En 1997, le gouvernement flamand a décidé, par la force des choses, d’approuver pour la première fois une vision stratégique à long terme. En application de la devise « La Flandre ouverte et urbaine », le Schéma de Structure d’Aménagement de la Flandre était censé juguler la banlieusardisation effrénée. Des règles plus strictes ont été approuvées. En 1999, le « décret portant organisation de l’aménagement du territoire » a aboli un certain nombre de règles qui ébranlaient cette vision à long terme.

Mais à l’époque, le citoyen mécontent allait voir le bourgmestre. En invoquant la devise « qui dit prescription urbanistique dit dérogation », le Parlement flamand modifiait décret sur décret. Ainsi, tout propriétaire de bâtiment dont la fonction ne concordait pas avec l’affectation avait le droit de le rénover, de le reconstruire ou de l’agrandir. Plus tard, des immeubles dont la fonction et l’affectation étaient « conformes à la zone » ont même pu devenir « non conformes à la zone », c’est-à-dire « erronés ».

Fort heureusement, la « règle du comblement » qui, entre 1972 et 1993, autorisait les nouvelles constructions entre deux habitations existantes sur des terrains non constructibles n’a pas été réintroduite. Mais la Flandre ne serait pas la Flandre si elle n’offrait pas de compensations. Actuellement, pour parachever des « murs en attente de mitoyenneté », les propriétaires peuvent encore bâtir des habitations sur des parcelles non constructibles.
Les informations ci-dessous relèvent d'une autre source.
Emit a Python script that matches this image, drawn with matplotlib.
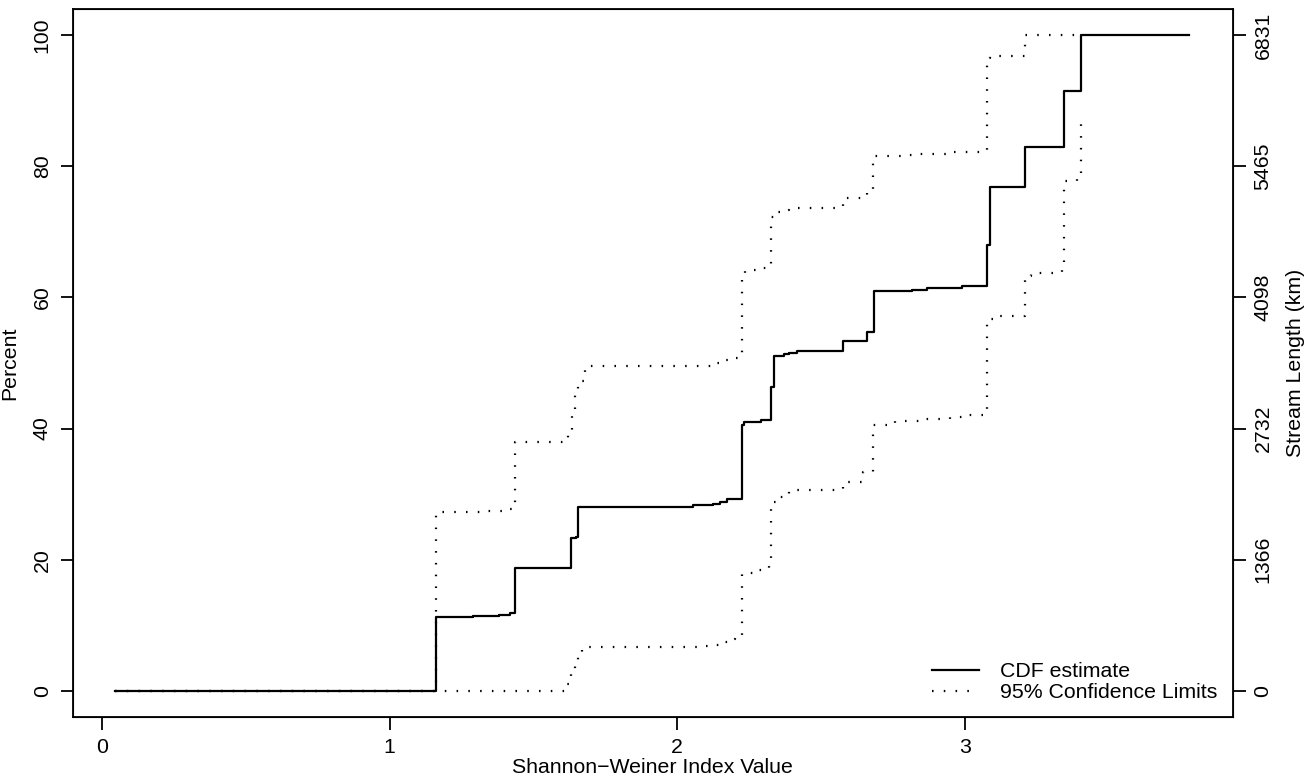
import matplotlib
matplotlib.use('Agg')
import matplotlib.pyplot as plt

plt.rcParams['font.family'] = ['Liberation Sans', 'DejaVu Sans']

# CDF estimate (step points: x where the step starts, percent after the step)
cdf_x = [0.047, 1.16, 1.29, 1.38, 1.42, 1.436, 1.631, 1.650, 1.657, 2.055, 2.126,
         2.149, 2.175, 2.225, 2.232, 2.292, 2.326, 2.337, 2.373, 2.390, 2.416,
         2.578, 2.660, 2.685, 2.818, 2.868, 2.990, 3.079, 3.089, 3.210, 3.344,
         3.404, 3.78]
cdf_y = [0, 11.2, 11.4, 11.6, 11.9, 18.8, 23.3, 23.5, 28.1, 28.3, 28.5,
         28.8, 29.2, 40.6, 41.0, 41.3, 46.3, 51.0, 51.3, 51.5, 51.9,
         53.3, 54.8, 61.0, 61.2, 61.4, 61.7, 68.0, 76.9, 83.0, 91.5,
         100, 100]

# upper 95% confidence limit
upper_x = [0.047, 1.16, 1.315, 1.40, 1.436, 1.622, 1.635, 1.645, 1.655, 1.68,
           2.13, 2.16, 2.19, 2.215, 2.225, 2.238, 2.30, 2.326, 2.34, 2.37,
           2.39, 2.578, 2.66, 2.683, 2.79, 2.83, 2.96, 3.079, 3.09, 3.21, 3.404]
upper_y = [0, 27.2, 27.5, 27.7, 38.0, 39.5, 42.8, 45.6, 47.2, 49.6,
           50.0, 50.4, 50.8, 51.3, 62.9, 64.2, 64.5, 72.2, 73.0, 73.4,
           73.6, 75.1, 76.5, 81.5, 81.7, 81.9, 82.2, 96.5, 96.8, 100, 100]

# lower 95% confidence limit
lower_x = [0.047, 1.616, 1.63, 1.645, 1.655, 1.67, 2.09, 2.127, 2.16, 2.19,
           2.20, 2.225, 2.263, 2.298, 2.32, 2.326, 2.35, 2.39, 2.578, 2.645,
           2.68, 2.757, 2.85, 2.95, 3.0, 3.079, 3.10, 3.21, 3.23, 3.339,
           3.344, 3.39, 3.404]
lower_y = [0, 1.0, 2.9, 3.9, 5.6, 6.7, 6.9, 7.0, 7.5, 7.9,
           8.2, 18.0, 18.4, 18.7, 19.3, 28.8, 29.6, 30.6, 31.9, 33.4,
           40.6, 41.1, 41.5, 41.7, 42.0, 56.7, 57.2, 63.2, 63.8, 64.2,
           77.7, 78.5, 86.9]

pct_ticks = [0, 20, 40, 60, 80, 100]
length_labels = ['0', '1366', '2732', '4098', '5465', '6831']
x_ticks = [0, 1, 2, 3]

fs = 15.3
dots = (0, (0.7, 4.6))
fig = plt.figure(figsize=(13.11, 7.82), dpi=100)
ax = fig.add_axes([0.0554, 0.0831, 0.8848, 0.9054])

ax.step(cdf_x, cdf_y, where='post', color='black', lw=1.6, label='CDF estimate')
ax.step(upper_x, upper_y, where='post', color='black', lw=1.6,
        linestyle=dots, label='95% Confidence Limits')
ax.step(lower_x, lower_y, where='post', color='black', lw=1.6, linestyle=dots)

ax.set_xlim(-0.102, 3.932)
ax.set_ylim(-4, 104)
ax.set_xticks(x_ticks)
ax.set_yticks(pct_ticks)
ax.set_yticklabels([str(v) for v in pct_ticks], rotation=90, va='center')
ax.tick_params(direction='out', length=9, width=1.3, labelsize=fs, pad=6)
for s in ax.spines.values():
    s.set_linewidth(1.3)
ax.set_xlabel('Shannon\u2212Weiner Index Value', fontsize=fs, labelpad=1)
ax.set_ylabel('Percent', fontsize=fs, labelpad=10)

ax2 = ax.twinx()
ax2.set_ylim(ax.get_ylim())
ax2.set_yticks(pct_ticks)
ax2.set_yticklabels(length_labels, rotation=90, va='center')
ax2.tick_params(direction='out', length=9, width=1.3, labelsize=fs, pad=6)
ax2.set_ylabel('Stream Length (km)', fontsize=fs, labelpad=10)

ax.legend(loc='lower right', frameon=False, fontsize=fs, handlelength=2.2,
          handletextpad=1.0, borderaxespad=0.3, labelspacing=0.1)

fig.savefig('out.png', dpi=100)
la Flandre ne serait pas la Flandre si elle n’offrait pas de compensations.

Par conséquent, la politique des permanences entraîne constamment une disparité entre la vision stratégique sur la politique flamande d’aménagement du territoire et son exécution. Malgré les bonnes intentions liées au Schéma de Structure d’Aménagement, la Flandre est de loin la région la plus asphaltée d’Europe. J’en veux pour preuve l’occupation de toutes nos terres agricoles par des villas, ateliers de menuiserie, sociétés de transport, crèches, bureaux d’architectes et autres salles de fêtes. Et, ironie du sort, c’est le citoyen qui en fait les frais : morcellement croissant, manque d’eau, sécheresse et plaintes des habitants du quartier qui ne supportent pas l’odeur de fumier. Par ailleurs, la loi du marché a eu pour corollaire la hausse vertigineuse du prix des sites agricoles, devenus inaccessibles pour les jeunes agriculteurs qui débutent dans le métier. Et je ne parle même pas des nombreux embouteillages, inondations et accidents de la route.

Une somme d’intérêts individuels, à court terme et au sein de votre propre circonscription électorale, ne rendra service à personne, pas même à ce citoyen qui vous a demandé un service.

Je vous entends déjà dire : « les gens possèdent des terrains, c’est leur droit ! » Certes. De la même manière que notre écorce terrestre a droit à l’eau, que les enfants ont droit à un chemin qu’ils peuvent emprunter en toute sécurité pour se rendre à l’école et que les fermiers ont droit à un champ fertile à cultiver. C’est pour cette même raison que l’aménagement du territoire est l’un des portefeuilles les plus convoités par le monde politique. Non pas en raison de l’ampleur du budget ou du nombre de collaborateurs impliqués, mais parce qu’il touche des intérêts individuels majeurs. L’aménagement du territoire a pour vocation de servir un intérêt collectif sur le long terme. Une somme d’intérêts individuels, à court terme et au sein de votre propre circonscription électorale, ne rendra service à personne, pas même à ce citoyen qui vous a demandé un service.